Complex Systems 250 - Energy and Climate Change
This class covered the nature of the global energy market and its role in contributing to the climate crisis. It also served a survey of possible actions that could help mitigate or resolve the crisis, as well as the costs of each.
Production of Energy
This class focused largely on the history and current trends of the energy market. From a historical but now declining reliance on coal to the mainstreaming of natural gas, we learned the factors that influence how our energy markets behave. We also learned about economic factors that regulate the markets, like OPEC's control over oil's spare capacity.
Public Policy Myths
We additionally spent a substantial amount of time debunking public policy myths. Some were transparently fake, like the "clean coal" arguments that are occasionally surface. Others, though, were more difficult to notice. We learned, for instance, how rooftop solar often causes more harm than good because of the design of our grid, and is one of the least efficient and sustainable energy alternatives in existence. Allowing rooftop solar owners to sell energy back to the grid winds up being a regressive policy that hurts more than it helps.

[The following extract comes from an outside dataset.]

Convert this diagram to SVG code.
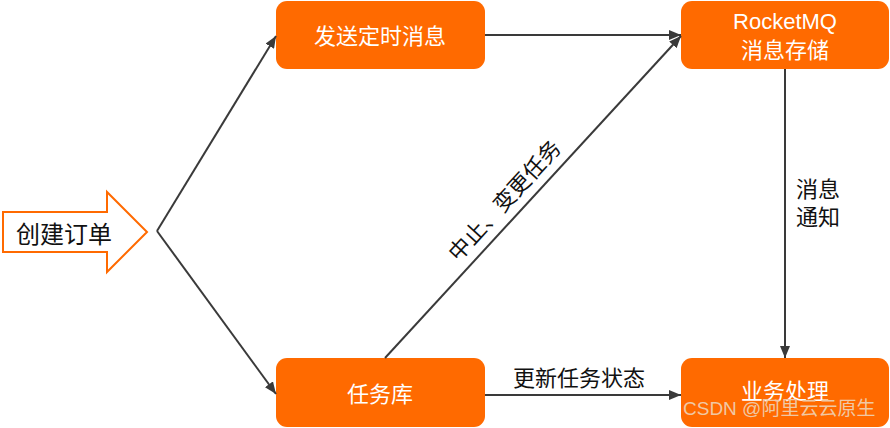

An especially important myth is the fabled goal of "energy independence", prompted by the 1973 oil crisis. While this idea is persuasive, it has no basis in reality. The oil that's drilled in America is not necessarily the same oil consumed here, because oil is exchanged in a global market. That means oil prices are closely correlated around the world, and regardless of how much oil the US produces, our costs are still just as subject to the whims of other oil producing countries. The only way to change that would be to restrict the export of oil, which is hardly feasible.
Public Policy Solutions
We considered, too, what could actually be done. Policies like a carbon tax or carbon credit could help to put a price on emissions, and a combination of the two could be valuable in that it would set a regulatory floor with a market-based ceiling. We discussed past actions, like the formation of the Paris Climate Accords and the US' later withdrawal under Trump. Other initiatives, like the Green New Deal, were discussed as well; we evaluated what economic conditions would be favorable to an aggressive policy like that, and what the likely effects would be of its adoption.
Finally, we investigated future technologies which might make progress more feasible. High capacity energy storage, cost-effective nuclear fusion, and efficient carbon capture technologies formed the basis of our considerations. While these technologies may be years or decades away, their progress is filled with promise, and the success of any one of them would revolutionize the energy market for the better.